Le gouvernement britannique, déjà ébranlé par les révélations sur les très généreuses notes de frais de ses ministres, a été éclaboussé par un nouveau scandale lors du week-end de Pâques: il est accusé d'avoir voulu monter une campagne «obscène» pour calomnier l'opposition.

«Smeargate»: la presse britannique se délecte depuis plusieurs jours d'un de ces «gate» qui la passionnent, en référence au scandale du «Watergate» qui avait fait chuter le président américain Richard Nixon en 1974.

Celui-là concerne une campagne visant à calomnier («smear» en anglais) l'opposition conservatrice et qu'avait envisagée de monter un des plus proches conseillers du Premier ministre Gordon Brown, Damian McBride.

Un blog politique des Tories, Guido Fawkes, a révélé des courriels échangés entre M. McBride et Derek Draper, ancien responsable des communications du Labour qui gère actuellement un site de militants travaillistes.

M. McBride y proposait de créer un site pro-Labour, baptisé «Le chiffon rouge», qui aurait lâché dans la blogosphère des rumeurs totalement infondées sur la maladie sexuellement transmissible d'un haut responsable conservateur, sur l'existence de photos d'un autre en sous-vêtements féminins, ou sur la fragilité mentale de l'épouse d'un hiérarque tory.

Les plus importants caciques du parti étaient visés, dont son leader, David Cameron, et son «ministre des Finances» George Osborne.

Face au tollé suscité, M. McBride, qui était porte-parole de Brown jusqu'en octobre, a immédiatement démissionné, tout en minimisant la portée de ses mails qualifiés d'«enfantins».

Le 10, Downing Street, siège du chef du gouvernement, a tenté de déminer le scandale, jurant que «ni le Premier ministre, ni personne d'autre à Downing Street, n'avait eu connaissance de ces mails». «L'opinion du Premier ministre est qu'il n'y a pas de place en politique pour la diffusion ou la publication de ce genre de documents», a ajouté un porte-parole de Brown.

Mais cela n'a pas convaincu les Tories.

Les messages contiennent des propos «obscènes» et «prouvent une opération de diffamation sur le long terme orchestrée par Downing Street», a accusé l'animateur du blog Guido Fawkes, Paul Staines.

Le porte-parole des Tories pour les affaires étrangères, William Hague, a demandé à M. Brown de présenter ses excuses. «C'est survenu au coeur du gouvernement», a-t-il accusé.

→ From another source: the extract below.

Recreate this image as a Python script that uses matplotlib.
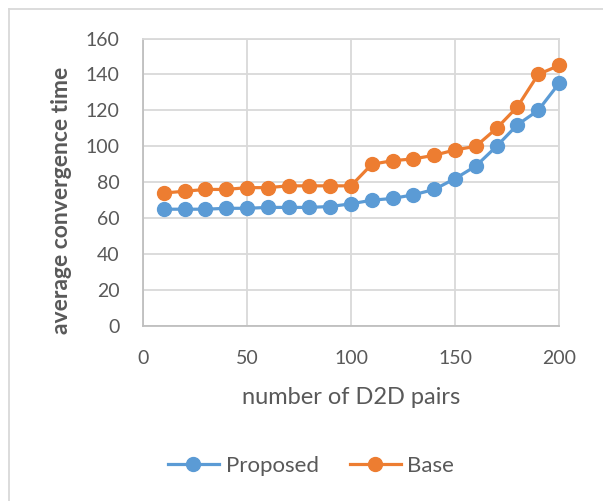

Des critiques se sont élevées jusqu'au sein du Labour. Alastair Campbell, ancien responsable des relations presse de l'ex-Premier ministre Tony Blair, s'est dit «atterré». Pour Tom Harris, ancien ministre travailliste des Transports, «les normes de la politique (sont) tombées bien en deçà de l'acceptable».

Le scandale jette une lumière crue sur le petit monde des «spin doctors» (experts en communication) et son «côté sordide», comme l'écrit l'Independent (centre-gauche).

«En arrivant au pouvoir, Gordon Brown avait dit qu'il voulait débarrasser le gouvernement de la culture de la communication» chère à son prédécesseur Tony Blair, rappelle le Guardian, proche des travaillistes.

Quelques jours seulement après le scandale des notes de frais, qui a révélé comment des ministres ont entretenu trois domiciles aux frais du contribuable, voilà le gouvernement Brown à nouveau touché, à environ un an des élections générales.

«La réputation du Labour a souffert», juge un haut responsable du parti, cité par le Guardian.